Following the 1981 Brooke Shields vehicle of the same name, 'Endless Love' is the second adaptation of Scott Spencer's novel about tragedy-strewn teen romance. The basic premise of two teen lovers torn apart by circumstance and parents who just don't understand remains intact. But writer-director Shana Feste and co-screenwriter Joshua Safran have tweaked the details in a presumed attempt to make this story freshly engaging.

This time Jade (Gabriella Wilde) is a beautiful and brilliant wallflower who is set to be pre-med at a major university, while David (Alex Pettyfer) is a blue-collared but sexy rebel, complete with a criminal record and no college ambition. Of course, Jade's father (Bruce Greenwood) -- an uppity and affluent patriarch -- doesn't approve, and so does everything in his power to keep them apart in their shared summer after high school graduation. Ironically, the screenwriters' shake-up just made 'Endless Love' more similar to other memorable '80s romances, like 'Dirty Dancing' or 'Say Anything.' And it suffers in comparison.

OK, so the plot is one that's been done to death. This could be forgiven if the leads shared the kind of enviable spark that Jennifer Grey and Patrick Swayze did in 'Dirty Dancing.' There's a bizarre allusion to this classic thanks to a wedged-in dance number (because that's what teens do at parties, right, choreograph?). But Feste's stars can't muster the sexual chemistry needed to make for hot romance. Wilde and Pettyfer are both beautiful people, yet deadly dull onscreen. They each deliver shallow and wooden performances that add no heat to the narrative. Plus, it strains suspension of disbelief to buy that Pettyfer is only 18, and Wilde wears teen angst about as well as she does a Jade's long line of ill-fitting costumes.

It's not all their fault. Partially to blame is the atrocious script, which has characters speak almost solely in exposition or overt character motivation. Forget subtext or subtlety.
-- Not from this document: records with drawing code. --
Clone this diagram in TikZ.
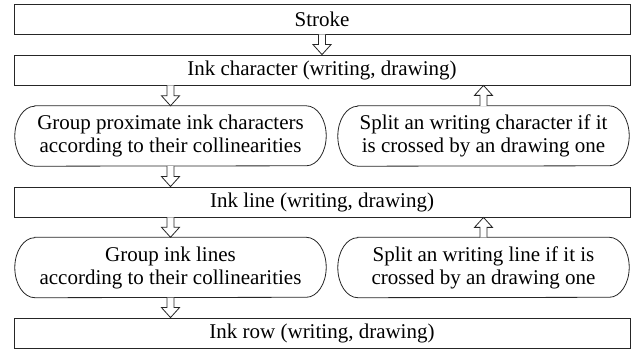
\documentclass[tikz,border=0pt]{standalone}
\usepackage{fontspec}
\setmainfont{Liberation Serif}
\usetikzlibrary{calc}
\newcommand\capsule[1]{\draw[lc] ($(#1.north west)+(20pt,0pt)$) -- ($(#1.north east)+(-20pt,0pt)$) arc[start angle=90,end angle=-90,x radius=20pt,y radius=30pt] -- ($(#1.south west)+(20pt,0pt)$) arc[start angle=270,end angle=90,x radius=20pt,y radius=30pt] -- cycle;}
\newcommand\darr[2]{\draw[arr] let \p1=(#1), \p2=(#2) in (\x1-3.5pt,\y1) -- (\x1-3.5pt,\y2+10pt) -- (\x1-9pt,\y2+10pt) -- (\x1,\y2) -- (\x1+9pt,\y2+10pt) -- (\x1+3.5pt,\y2+10pt) -- (\x1+3.5pt,\y1);}
\newcommand\uarr[2]{\draw[arr] let \p1=(#1), \p2=(#2) in (\x1-3.5pt,\y1) -- (\x1-3.5pt,\y2-10pt) -- (\x1-9pt,\y2-10pt) -- (\x1,\y2) -- (\x1+9pt,\y2-10pt) -- (\x1+3.5pt,\y2-10pt) -- (\x1+3.5pt,\y1);}
\begin{document}
\begin{tikzpicture}[x=1pt,y=1pt,
  lc/.style={draw=black!85, line width=0.8pt},
  bar/.style={lc, minimum width=616pt, minimum height=30pt, inner sep=0pt, font=\fontsize{21}{23}\selectfont},
  capbox/.style={inner sep=0pt, minimum height=60pt, align=center, font=\fontsize{21}{23}\selectfont},
  arr/.style={lc, fill=white, line join=miter}]
\useasboundingbox (0,0) rectangle (636,350);
\node[bar] (stroke) at (322,331) {Stroke};
\node[bar] (ichar) at (322,280) {Ink character (writing, drawing)};
\node[capbox, minimum width=311pt] (g1) at (170.5,214) {Group proximate ink characters\\according to their collinearities};
\node[capbox, minimum width=291pt] (s1) at (483.5,214) {Split an writing character if it\\is crossed by an drawing one};
\node[bar] (iline) at (322,148) {Ink line (writing, drawing)};
\node[capbox, minimum width=311pt] (g2) at (170.5,82.5) {Group ink lines\\according to their collinearities};
\node[capbox, minimum width=291pt] (s2) at (483.5,82.5) {Split an writing line if it is\\crossed by an drawing one};
\node[bar] (irow) at (322,17) {Ink row (writing, drawing)};
\capsule{g1}
\capsule{s1}
\capsule{g2}
\capsule{s2}
\darr{stroke.south}{ichar.north}
\darr{ichar.south -| g1.north}{g1.north}
\darr{g1.south}{g1.south |- iline.north}
\darr{iline.south -| g2.north}{g2.north}
\darr{g2.south}{g2.south |- irow.north}
\uarr{s1.north}{s1.north |- ichar.south}
\uarr{s2.north}{s2.north |- iline.south}
\end{tikzpicture}
\end{document}
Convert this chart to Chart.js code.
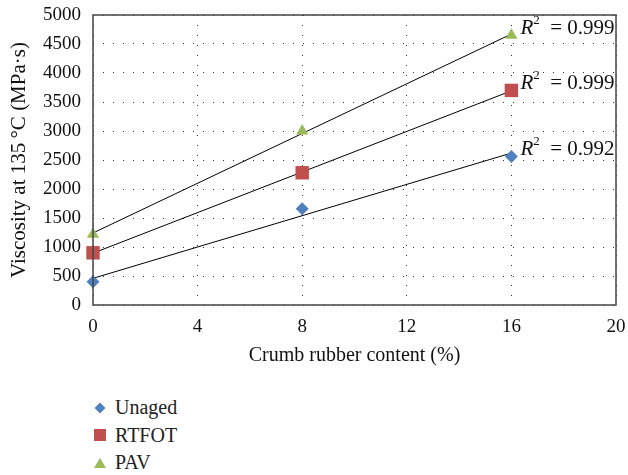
<!DOCTYPE html>
<html><head><meta charset="utf-8">
<script src="https://cdn.jsdelivr.net/npm/chart.js@4/dist/chart.umd.min.js"></script>
<style>
html,body{margin:0;padding:0;background:#fff;width:628px;height:475px;overflow:hidden;}
#wrap{position:absolute;left:0;top:0;width:628px;height:380px;}
#legend{position:absolute;left:93px;top:394px;font-family:"Liberation Serif","DejaVu Serif",serif;font-size:20px;color:#222;}
.item{height:27.5px;display:flex;align-items:center;}
.item svg{width:14px;height:14px;margin-right:8px;}
</style></head>
<body>
<div id="wrap"><canvas id="c" width="628" height="380"></canvas></div>
<div id="legend"></div>
<script>
const seriesNames = ['Unaged', 'RTFOT', 'PAV'];
const rubberContent = [0, 8, 16];
const unaged = [400, 1660, 2560];
const rtfot = [900, 2280, 3700];
const pav = [1220, 3000, 4650];
const r2Values = ['0.992', '0.999', '0.999'];
const xTicks = [0, 4, 8, 12, 16, 20];
const yTicks = [0, 500, 1000, 1500, 2000, 2500, 3000, 3500, 4000, 4500, 5000];

const colors = ['#4F81BD', '#C0504D', '#9BBB59'];
const styles = ['rectRot', 'rect', 'triangle'];
const radii = [6.5, 9.5, 7];
const values = [unaged, rtfot, pav];

function fit(xs, ys) {
  const n = xs.length;
  const mx = xs.reduce((a, b) => a + b, 0) / n;
  const my = ys.reduce((a, b) => a + b, 0) / n;
  let sxy = 0, sxx = 0;
  for (let i = 0; i < n; i++) { sxy += (xs[i] - mx) * (ys[i] - my); sxx += (xs[i] - mx) ** 2; }
  const b = sxy / sxx, a = my - b * mx;
  return x => a + b * x;
}

const datasets = [];
values.forEach((ys, i) => {
  const f = fit(rubberContent, ys);
  const x0 = rubberContent[0], x1 = rubberContent[rubberContent.length - 1];
  datasets.push({
    type: 'line', label: seriesNames[i] + ' trend',
    data: [{x: x0, y: f(x0)}, {x: x1, y: f(x1)}],
    borderColor: '#000', borderWidth: 1, pointRadius: 0, fill: false, order: 2, clip: false
  });
});
values.forEach((ys, i) => {
  datasets.push({
    type: 'scatter', label: seriesNames[i],
    data: rubberContent.map((x, j) => ({x, y: ys[j]})),
    backgroundColor: colors[i], borderColor: colors[i], borderWidth: 0,
    pointStyle: styles[i], pointRadius: radii[i], pointHoverRadius: radii[i], order: 1, clip: false
  });
});

const FONT = '"Liberation Serif","DejaVu Serif",serif';

const r2Plugin = {
  id: 'r2',
  afterDatasetsDraw(chart) {
    const ctx = chart.ctx;
    const xs = chart.scales.x, ys = chart.scales.y;
    ctx.save();
    ctx.fillStyle = '#111';
    ctx.textBaseline = 'middle';
    values.forEach((v, i) => {
      const lastX = rubberContent[rubberContent.length - 1];
      const px = xs.getPixelForValue(lastX) + 9;
      const py = ys.getPixelForValue(v[v.length - 1]) - 7;
      ctx.font = 'italic 21px ' + FONT;
      ctx.fillText('R', px, py);
      let w = ctx.measureText('R').width;
      ctx.font = '13px ' + FONT;
      ctx.fillText('2', px + w, py - 8);
      w += ctx.measureText('2').width;
      ctx.font = '21px ' + FONT;
      ctx.fillText('\u2002= ' + r2Values[i], px + w, py);
    });
    ctx.restore();
  }
};
const framePlugin = {
  id: 'frame',
  afterDraw(chart) {
    const {left, top, right, bottom} = chart.chartArea;
    const ctx = chart.ctx;
    ctx.save();
    ctx.strokeStyle = '#444';
    ctx.lineWidth = 1.5;
    ctx.strokeRect(left, top, right - left, bottom - top);
    ctx.restore();
  }
};

new Chart(document.getElementById('c'), {
  data: {datasets},
  options: {
    responsive: false, animation: false,
    layout: {padding: {left: 0, right: 12, top: 15, bottom: 0}},
    plugins: {legend: {display: false}, tooltip: {enabled: false}},
    scales: {
      x: {
        type: 'linear', min: 0, max: 20,
        afterBuildTicks(s) { s.ticks = xTicks.map(v => ({value: v})); },
        afterFit(s) { s.height = 75; s.paddingLeft = 0; s.paddingRight = 0; },
        grid: {color: '#333', drawTicks: false, lineWidth: 1},
        border: {display: false, dash: [1, 9]},
        ticks: {padding: 11, color: '#111', font: {family: FONT, size: 19}, callback: v => String(v)},
        title: {display: true, text: 'Crumb rubber content (%)', color: '#111',
                font: {family: FONT, size: 20}, padding: {top: 0, bottom: 12}}
      },
      y: {
        type: 'linear', min: 0, max: 5000,
        afterBuildTicks(s) { s.ticks = yTicks.map(v => ({value: v})); },
        afterFit(s) { s.width = 93; s.paddingTop = 0; s.paddingBottom = 0; },
        grid: {color: '#333', drawTicks: false, lineWidth: 1},
        border: {display: false, dash: [1, 9]},
        ticks: {padding: 12, color: '#111', font: {family: FONT, size: 19}, callback: v => String(v)},
        title: {display: true, text: 'Viscosity at 135\u2009°C (MPa·s)', color: '#111',
                font: {family: FONT, size: 21}, padding: {top: 7, bottom: 0}}
      }
    }
  },
  plugins: [r2Plugin, framePlugin]
});

const shapes = [
  c => `<polygon points="7,1.5 12.5,7 7,12.5 1.5,7" fill="${c}"/>`,
  c => `<rect x="1" y="1" width="12" height="12" fill="${c}"/>`,
  c => `<polygon points="7,2 13,12 1,12" fill="${c}"/>`
];
document.getElementById('legend').innerHTML = seriesNames.map((n, i) =>
  `<div class="item"><svg viewBox="0 0 14 14">${shapes[i](colors[i])}</svg><span>${n}</span></div>`).join('');
</script>
</body></html>
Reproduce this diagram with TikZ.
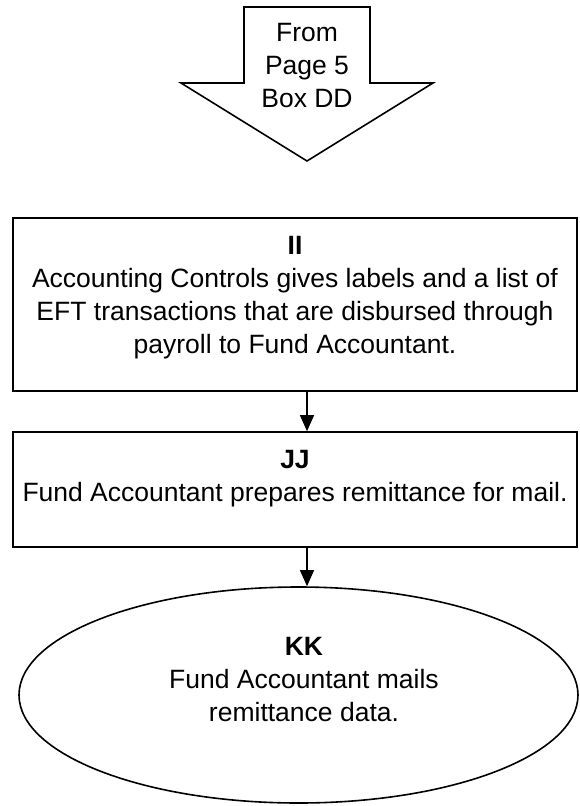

Instead Jade's dad sneers, "Love is wonderful, but it's not all you need." And she wines, "He's here now, and I don't want him to leave!" It almost feels like the filmmakers don't trust teenagers (clearly the PG-13 feature's target audience) to comprehend anything more complex. Frankly, it's insulting and shows how out of touch Feste is with the film's key demographic. She then doubles down with a sex scene that is so tame it's laughable, not lustful. You can watch less sanitized love stories on television.

Yet the irritatingly simplistic dialogue isn't even the script's greatest fault. That would be the plot's reliance on a series of misunderstandings as their focal obstacle. Any one would be easy to explain, but Feste's cast is forced steam ahead as if each demands teary-eyed drama. By the end, these plot points collide into a nonsensical spiral of betrayals, jealousies and shouting matches that had me eagerly anticipating when I could just go home already.

For all this, 'Endless Love' is not all bad. If you can look past the insipid plot, the terrible dialogue and the criminally blandsome romantic leads, you'll find some charming supporting turns. Dayo Okeniyi, who made his film debut in 'The Hunger Games' as Thresh, brings some much-needed energy and charisma to the narrative as David's rowdy buddy Mace. And Robert Patrick offers some depth and warmth in the role of David's father. These two and the rousing soundtrack -- which features songs from Tegan and Sara, the Bird and The Bee, Franz Ferdinand and more -- manage to bring some actual life to this lackluster love story, just not enough to save it from itself.

All in all, 'Endless Love' is a remake that feels like a pale imitation of better love stories that have come before. It's told without grace or artistry, and underestimates its audience with a script that never should have been given the green light.